Prep 5 mins
Cook 45 mins
Creamy, hearty meal. Side with a simple salad.
- 1 1⁄2 cups arborio rice
- 1 tablespoon olive oil
- 3 (14 ounce) cans chicken broth, reduced sodium (you may not need all of it)
- 1⁄2 lb Italian sausage, casings removed (I use hot variety)
- 1⁄2 lb baby bella mushroom, quartered
- 1⁄4 onion, minced
- herbs, your choice (I even like plain without, but rosemary, thyme for example are good)
- black pepper
- 1⁄2 cup parmesan cheese, grated
- In a small saucepan simmer broth.
- Use medium pot. On medium heat add olive oil to heat; brown meat while breaking up sausage, add onions. When about half way done add mushrooms and saute until soft. Stir in risotto.
- Add one ladle full of broth. Stir. Add herbs if using. Reduce heat to simmer. As risotto absorbs broth continue adding one ladle full at a time while stirring. This should take about 35-45 minutes. When a creamy consistency is reached and risotto is cooked (taste), remove from heat. Stir in cheese.

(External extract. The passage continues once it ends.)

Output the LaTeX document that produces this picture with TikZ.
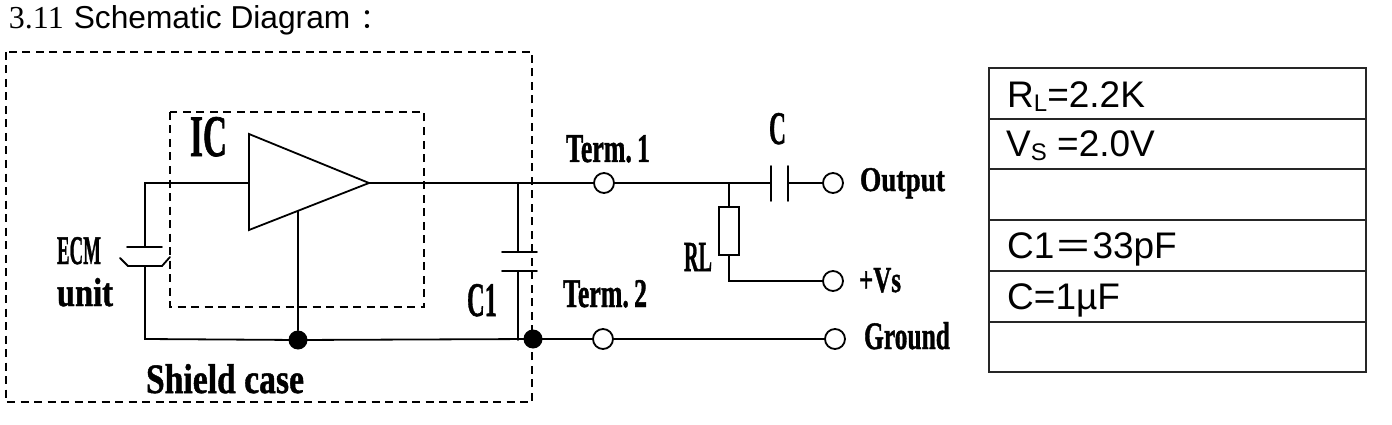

What a great risotto! This was a great meal and easy to do by just adding a salad for greens. I liked the fact that it came together very easily. Made for 1-2-3 Tag.
*Made for Australia/NZ Swap #55* Very tasty combination of flavors! Used all the ingredients listed, but did the prep in the manner I always do risotto -- sauteed onions, toasted the rice, and gradually added the warm broth as well as 1/2 cup white wine and 1 Tbsp of Greek seasoning. After browning the sausage and adding 'shrooms, layered them in glass bowl. Served with slices of red/ripe garden tomatoes on a bed of spring lettuce. Made 2 nice meals for the 2 of us Thanks for posting, Vicki.
Lovely risotto! We really enjoyed the flavours and how they blended together. I used an "Athenian" blend of herbs and this worked brilliantly as the main herb was oregano. Wonderful dish we'll be repeating!